BtoC領域でMA活用が進む3つの理由
競争力強化に加え、BtoC領域でMAの活用が進む理由は3つある。
第一に、顧客情報を一元化すること。通常顧客情報は、店舗や営業マンなどに分散されていることが多い。また、メールやLINEなどの個別アカウントと顧客情報を紐付ける必要もある。加藤氏によると、こうした情報の紐付けは、現在のテクノロジーを使えばそれほど難しくはないようだ。こうして顧客情報を一元化すれば、より最適なメッセージをより良いチャネルで送ることができる。
第二に、カスタマージャーニーを自動化すること。特にカスタマージャーニー内のチャネルの多様化を踏まえ、顧客との接点を自動化できるメリットは大きい。例えばビーコンを通じて近くにいる顧客にプッシュ通知を送ったり、またはソーシャルメディアやメールでメッセージを送信したりなど、コミュニケーションの展開を自動化できる。
第三に、マルチチャネルへの対応強化のためだ。プッシュ通知やショートメール、メールなどのほか、製品やソーシャルメディアを通じたコミュニケーションを設計することで、より顧客とのエンゲージメントを強化できる。コミュニケーション環境がBtoCのMAに適してきたという状況変化も大きい。そのため、冒頭に述べたような企業側が思い描くカスタマージャーニーと現実とのギャップとを埋めやすくなっている。
加藤氏は、「この3つ理由があるからこそ、BtoCでMAの活用が進んでいるのです」と語る。では、実際に、先進的なBtoC企業はMAを活用してどのような施策を行っているのだろうか。
LINEを活用したOne to One戦略を展開する資生堂
資生堂では、「Salesforce Marketing Cloud(以下、Marketing Cloud)」とLINEを活用し、最適なOne to Oneメッセージを送るとともに、よりフレンドリーなコミュニケーションを自動化することで効果を上げている。
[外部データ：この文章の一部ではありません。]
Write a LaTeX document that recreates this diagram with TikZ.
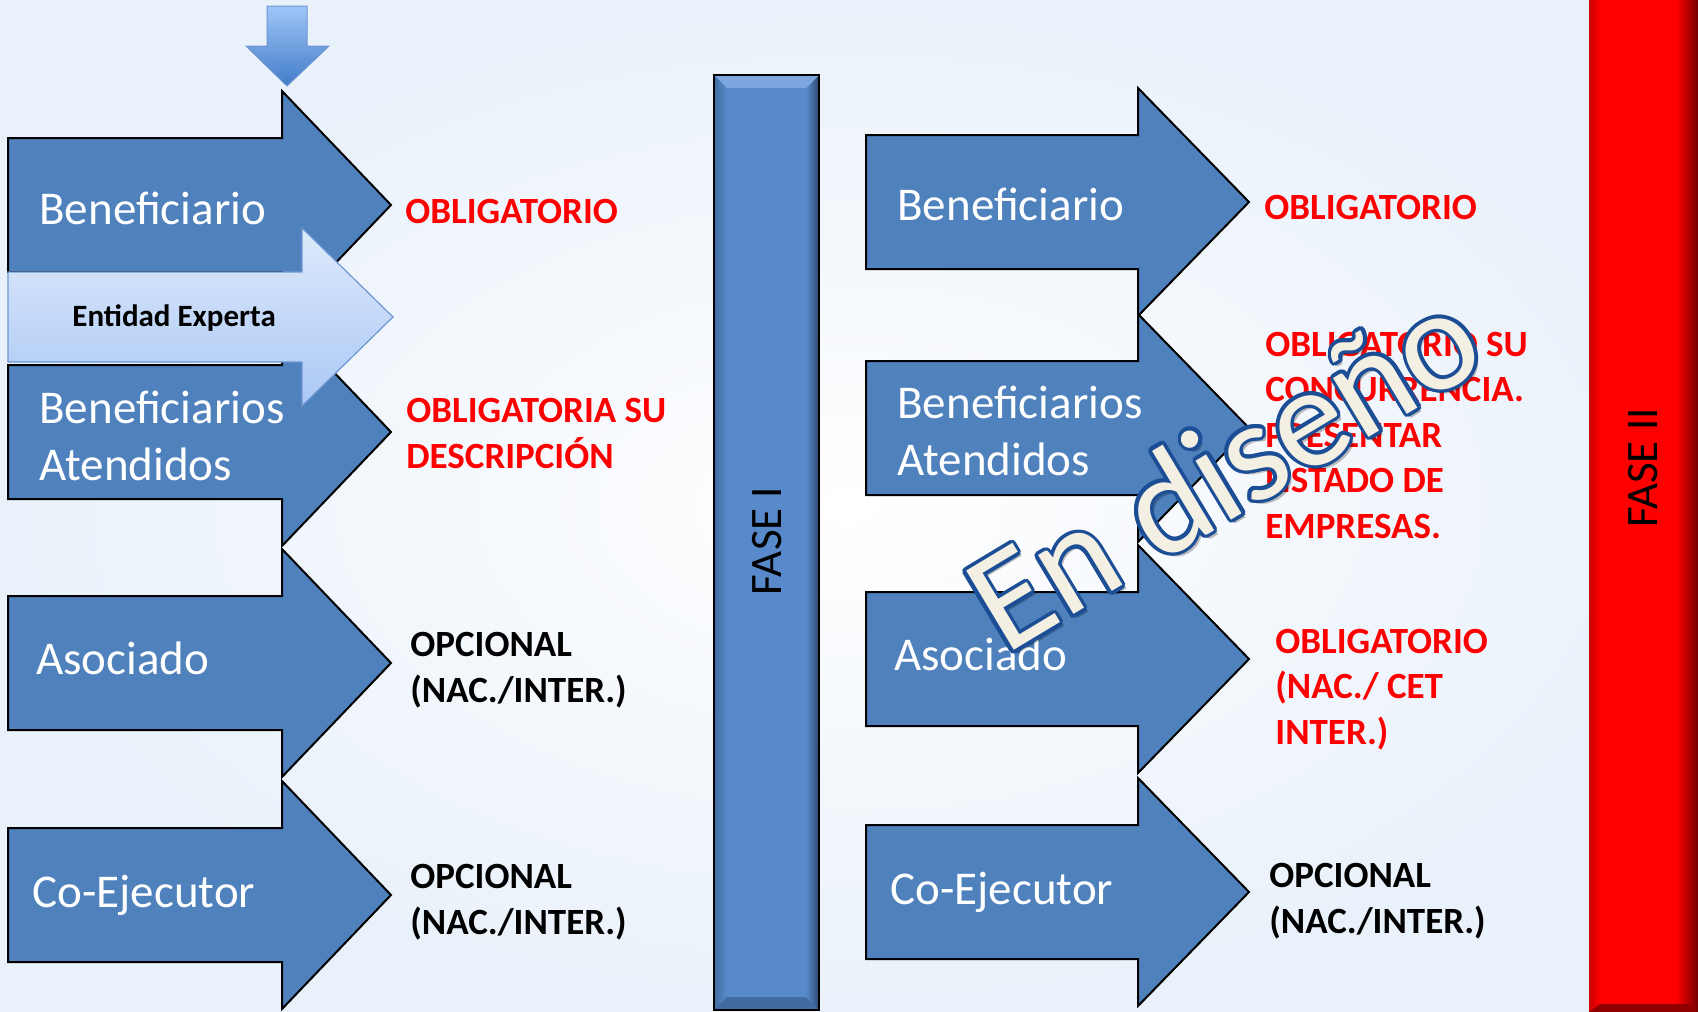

そのプラットフォームとなったのが、資生堂が展開しているWebサービス「ワタシプラス」だ。ワタシプラスはオンラインでの買い物のほか、化粧法や美容法に関してのさまざまな質問や悩みに対し、ベテランのビューティーアドバイザーが答えるといった多様なサービスを展開している。IDを登録すると、店舗での購入履歴と合わせてポイントが加算されるのも消費者にとって大きなメリットだ。
資生堂では第一ステップとして、今まで保持していた顧客の属性データとWebの行動履歴を紐付けることから開始。これにより、どこの誰がどんな商品を購入しているかを統合して見えるようにした。例えば同じシャンプーを継続して買い続けている顧客に対しては、メールもしくはLINEで「そろそろ買い替えの時期ですよ」とメッセージを送る。これにより資生堂製品を継続的に購入するロイヤルカスタマーを育てていく狙いだ。
そんな同社がコミュニケーションチャネルとして重視しているのがLINE。Marketing CloudはLINEに対応し、数百万人の顧客に対して効果的なセグメント別メッセージを送ることができる。例えばセグメント別に商品オファーを変えたり、あるいはスケジュールを決めて全員にクーポンを配布したりすることも可能。動画などリッチなコンテンツを配信できるのもメリットだ。
One to One戦略への人工知能活用
ところで、LINEを利用したOne to Oneコミュニケーションというと、他にはどのようなことができるだろうか? Marketing Cloudでは、例えばユーザーが企業のLINE アカウントに「今年の秋の流行色って何だろう」とメッセージを送ると、「XXさんならどんな色でも似合うと思うけど、オレンジがいいんじゃないかな」といった具合に質問に即した答えを自動で返すことが可能だという。このコミュニケーションを支えているのが、AIサーバーだ。これは、言語解析や自動応答機能を持つ人工知能。Marketing Cloudと連携しており、LINEに送られたメッセージについてAIサーバーがその意味を解し、最適な回答を送信できるようになっている。
このAIサーバーとの連携は、オートメーション化に大きく貢献できる部分だ。例えば商品が破損した時、LINEで症状を知らせるとAIサーバーがマニュアルから該当箇所を参照して自動応答するといった使い方もできる。これが結果としてOne to Oneコミュニケーションとなり、顧客とのエンゲージメントを高め、ロイヤルカスタマーへと導くカスタマージャーニーになるわけだ。